Grimethorpe: The defiant pit community that united in wake of miners strike

  • Reporting by Michael Billington

Shortly after its colliery closed in 1993, Grimethorpe was dubbed Britain's poorest village.

Twelve years earlier, the census recorded that 44% of all workers in the South Yorkshire village were employed in the pits.

Many of them walked out during the ultimately futile strikes of 1984-5.

Like so many other working class communities, when the colliery closed, depriving it of the industry on which it once relied, Grimethorpe entered a predictable period of decline.

For much of the 1990s unemployment was above 50%. Crime spiralled. Housing estates were over-run with drugs.

Millions of pounds of investment - and the opening of factories and distribution centres around the former pit site - followed.

But the legacy of the failed battle to save the pits endures.

Grimethorpe still has fewer people in work, more deprived households and more people suffering ill-health than the national average.

Cllr Sir Steve Houghton, the leader of Barnsley Council, said: "The job’s not done. Let’s not sit here and say the problems have been solved. There are still significant challenges so we’re not complacent."

At its height Grimethorpe Colliery supported 6,000 jobs.

At its height, Grimethorpe's colliery had been the most productive in Europe, bringing a million tons of coal to the surface each year.

The pit and its related industries employed 6,000 workers.

When the Conservative government announced a raft of closures and miners went on strike, the community, and many others like it, was plunged into poverty and despair.

But in adversity there were stories of grit which shaped the attitudes of families for generations. Julie Lindley was among the women who dug in, literally, to keep the home fires burning.

Julie, now 66, said: "Every day, seven days a week, on [the] coal stack, there were quite a few of us from Grimethorpe. We used to go with a shovel and a riddle, sacks, I started off with just a pushbike, [pick up] two sacks of coal, pushed it home, and then sometimes the police would come and shoo us off, not in a nice way, but there you go.

"But [you] brush yourself off and start again, and that’s how it was for a year.”

Julie Lindley

Today all that is left of Grimethorpe Colliery is its brass band, set up in 1917.

The newly-formed junior band meets once a week to create opportunities for a new generation of players.

Band member, 11-year-old Amelia Cusworth, said being part of the band was "amazing" and she enjoyed "the social side".
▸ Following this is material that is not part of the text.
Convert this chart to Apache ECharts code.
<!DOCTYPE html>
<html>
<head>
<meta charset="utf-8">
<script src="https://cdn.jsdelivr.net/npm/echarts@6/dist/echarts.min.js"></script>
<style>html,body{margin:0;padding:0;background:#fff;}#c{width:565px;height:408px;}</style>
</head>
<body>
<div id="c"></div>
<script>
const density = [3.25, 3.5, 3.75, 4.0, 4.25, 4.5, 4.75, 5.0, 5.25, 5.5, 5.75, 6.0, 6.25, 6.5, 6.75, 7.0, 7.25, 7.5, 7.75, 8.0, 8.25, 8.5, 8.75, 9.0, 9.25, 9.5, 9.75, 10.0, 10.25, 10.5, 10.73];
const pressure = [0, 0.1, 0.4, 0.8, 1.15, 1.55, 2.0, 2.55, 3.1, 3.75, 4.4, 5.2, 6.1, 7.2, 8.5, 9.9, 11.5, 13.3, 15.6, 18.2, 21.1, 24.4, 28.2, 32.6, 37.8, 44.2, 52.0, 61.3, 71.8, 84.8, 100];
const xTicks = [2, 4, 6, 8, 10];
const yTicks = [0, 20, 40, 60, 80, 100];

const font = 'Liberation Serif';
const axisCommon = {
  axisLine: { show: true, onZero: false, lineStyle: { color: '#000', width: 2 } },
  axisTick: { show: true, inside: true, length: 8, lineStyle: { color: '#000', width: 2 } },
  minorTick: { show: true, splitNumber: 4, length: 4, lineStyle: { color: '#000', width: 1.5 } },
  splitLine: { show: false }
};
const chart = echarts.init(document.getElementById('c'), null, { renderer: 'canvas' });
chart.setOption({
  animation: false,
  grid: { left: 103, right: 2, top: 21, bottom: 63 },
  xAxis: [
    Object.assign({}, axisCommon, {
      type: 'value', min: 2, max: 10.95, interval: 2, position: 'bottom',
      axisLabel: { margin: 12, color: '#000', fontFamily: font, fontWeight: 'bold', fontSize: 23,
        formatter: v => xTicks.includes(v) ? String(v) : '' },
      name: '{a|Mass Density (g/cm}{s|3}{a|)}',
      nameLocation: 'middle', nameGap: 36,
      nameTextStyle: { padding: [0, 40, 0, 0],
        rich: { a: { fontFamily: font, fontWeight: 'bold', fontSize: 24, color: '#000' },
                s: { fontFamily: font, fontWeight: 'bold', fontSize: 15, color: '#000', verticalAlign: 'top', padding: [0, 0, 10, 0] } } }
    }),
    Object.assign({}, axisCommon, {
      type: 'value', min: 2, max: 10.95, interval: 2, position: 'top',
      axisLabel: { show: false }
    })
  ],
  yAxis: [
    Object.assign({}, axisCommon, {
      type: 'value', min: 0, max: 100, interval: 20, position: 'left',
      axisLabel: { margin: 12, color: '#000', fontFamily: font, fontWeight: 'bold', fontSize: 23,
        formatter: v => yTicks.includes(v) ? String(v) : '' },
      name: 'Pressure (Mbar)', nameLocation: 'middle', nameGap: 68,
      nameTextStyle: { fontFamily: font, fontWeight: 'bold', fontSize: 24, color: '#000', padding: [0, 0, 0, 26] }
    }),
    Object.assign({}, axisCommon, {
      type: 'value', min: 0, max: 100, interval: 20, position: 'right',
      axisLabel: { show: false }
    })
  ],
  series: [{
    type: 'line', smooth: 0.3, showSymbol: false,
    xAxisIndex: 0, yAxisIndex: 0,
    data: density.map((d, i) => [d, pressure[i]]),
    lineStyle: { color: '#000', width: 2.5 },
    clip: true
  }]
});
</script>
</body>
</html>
Fellow band member Rufus Raddings, also 11, plays the cornet and said being in the band had given him "confidence".

Band manager Richard Windle said: "Over the last couple of decades, music in schools has become more and more challenging for those that come from more deprived areas. We don’t think it should be just those that can afford to have lessons that receive lessons, so we’re committed to providing everything for free."

The band's survival is symbolic of the community's resilience.

Danny Gillespie, who worked in the pit for than 30 years, said the government had "destroyed" the village but it had bounced back "because of the community and the people".

The brass band is all that remains of the colliery. Credit: ITV News

He said: "I wouldn’t live anywhere else, I could go anywhere I wanted, but I’d sooner live here."

Although the events of the past have left their scars, there remains hope for the future and a new perspective for many people living in Grimethorpe.

Mr Gillespie said: "We’re living longer. We wouldn’t have lived this long, I’m 80 years old now. We wouldn’t have lived this long if we’d had to stop down that pit all that time, but not only that, it saved young people having to go and work down that horrible horrible pit.

"So Maggie Thatcher, did she do us a favour, or did she not do us a favour? It’s swings and roundabouts. I’ve sort of matured now and mellowed.

"Life goes on, you can’t bear a grudge forever and a ruddy day.”

Cllr Houghton said:" I think this community can be really proud that not only did it deal with the strike, did it deal with the pit closures, but it’s given itself a future as well.”